I admit that I was intimidated by his presence but held a great respect for him as he was a hugely successful, multi-million dollar investor with connections far bigger than I could comprehend.  He had a cool manner about him, like a poker player that was very unnerving but when brokering deals involving sums of money equal to lottery winnings, is a quality that's very desirable.  However, I never knew if the job I did met his standards and was left guessing by his quiet nature.  Many would say that no comment was actually a good comment.

One day the cool demeanor slipped as he took me by the arm and pointed out some orange tulips that had gotten mixed up in a box of what should of been white tulips.  He found the color very offencive for a garden, reminiscent of  'life jackets' and very unnatural.  However, I finally saw an emotion from which I could benchmark my work and a point where we connected.  It didn't last long though before that connection went back to a professional level but that was a trait I'd admired and respected from him.  Orange tulips became the equalizer that day between the powerful Washington DC elite and a dirt digging British gardener.

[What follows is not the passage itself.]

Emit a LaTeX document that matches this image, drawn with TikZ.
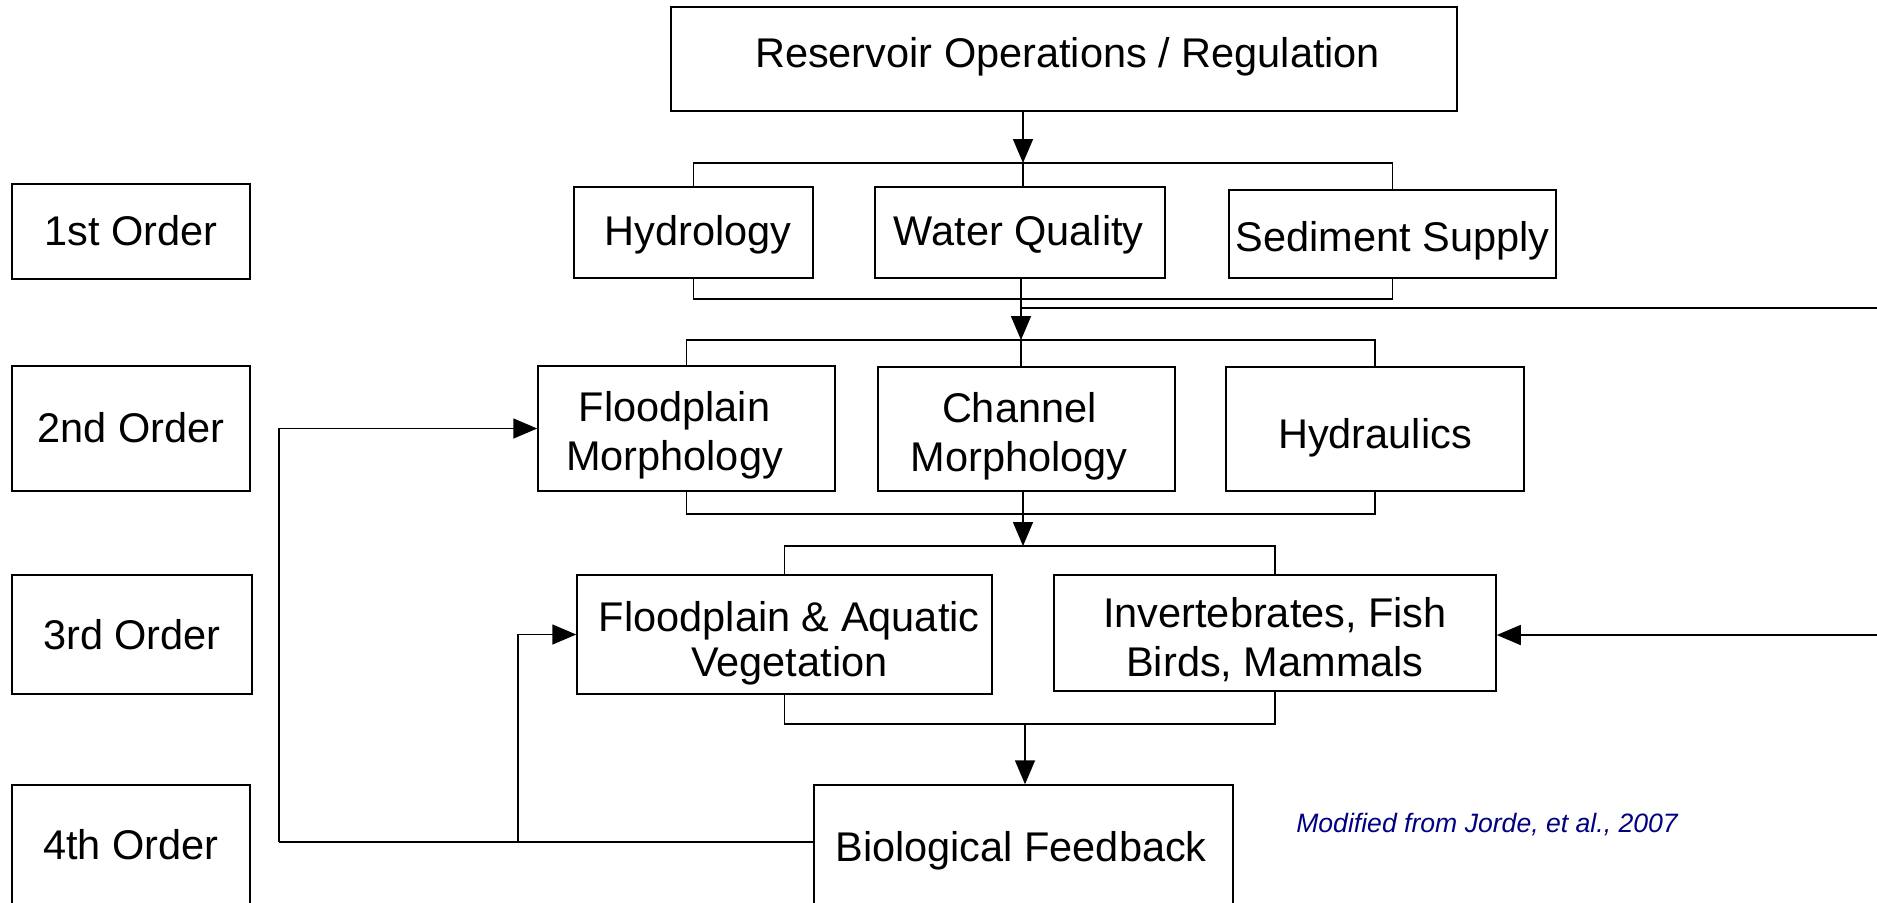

I have fond memories of my time and experiences on the farm that will be with me until I leave this place.  I can still picture him in my mind with his wife strolling up the unpaved road heading to the dining pavilion, pocket full of sweet treats for the Horses and followed by the farm dogs who have also since left us, Nudge, Lassie, Chubb and Tag.  Though he is gone his spirit will live on in those who spent time with him, for me orange tulips will bring a little smile to my face for the day I met the real Mr. Pearl.

Saturday, May 5, 2012

Common sense gardening

I come to realize that what grinds my gears the most when working in retail is when customers fail to water their plants and then expect us to be held accountable.  All to often I have people marching up and demand a replacement because we sold them a dead plant to start with.  I'm a good salesman but I can't get someone to buy a dead plant. Ice to Eskimo's, now that's a different story!

Its really not a hard concept to grasp, all nurseries tend to their stock, watering, feeding and pruning on a regular basis and potting up to a larger container when needed.  Just the same as we would do with a baby growing through its years.

You can look at plants like people, they need food and water to survive, they even have sex!  So if we continue to draw that parallel, when the plant has reached its desired size, it flies the nest (being the nursery) to find its own way in life.  A garden center is a temporary stopping point, like a bar or night club where it can flaunt its stuff to get picked up for hopefully a long relationship.  Now that level of care and attention its been accustom to needs to be continued at the beginning as its still wet behind the ears.  Once you've weaned it from the bottle you should have a relatively problem free plant, only needing the occasional haircut to keep respectable.

However, if you take the plant that has been flirting with you at the nursery and just dump it in the garden without any thought of carrying on the romance then the love will die, along with the plant.  The 'treat it mean, keep it keen' won't work when it comes to plants!  As you can see plants are really just like us.

Losing plants is sadly part of the game and I get reminded of it frequently.  Mother nature constantly reminds us that she is in charge and will test our souls with droughts, freezing temperatures and plagues of beasts looking to use our gardens as an 'all you can eat buffet'.  So with that in mind we (the consumer) should do whatever we can to help that poor plant transition from a life of comfort to everyday living.

Checking the plant and watering it properly, meaning a good deep penetrating soak is all that it requires from you.  You don't have to find Himalayan mountain water bottled by a Tibetan monk and transported via yaks to carry out this simple task, tap water is just fine.  Oh, and don't think irrigation systems will fit the bill, we've seen more plants being returned because of that assumption but if you insist on using it go get a refund from the company that put it in for you!  'Set it and forget it' only works for rotisserie chickens.

Gardening takes work and we need to 'own' our mistakes and admit that our neglect resulted in a loss.  The difference is how we learn from our mistakes so that we can become better gardeners.  It wasn't the bartenders fault for you picking up a lousy partner, just the same way that it wasn't the garden centers fault that the plant you purchased died.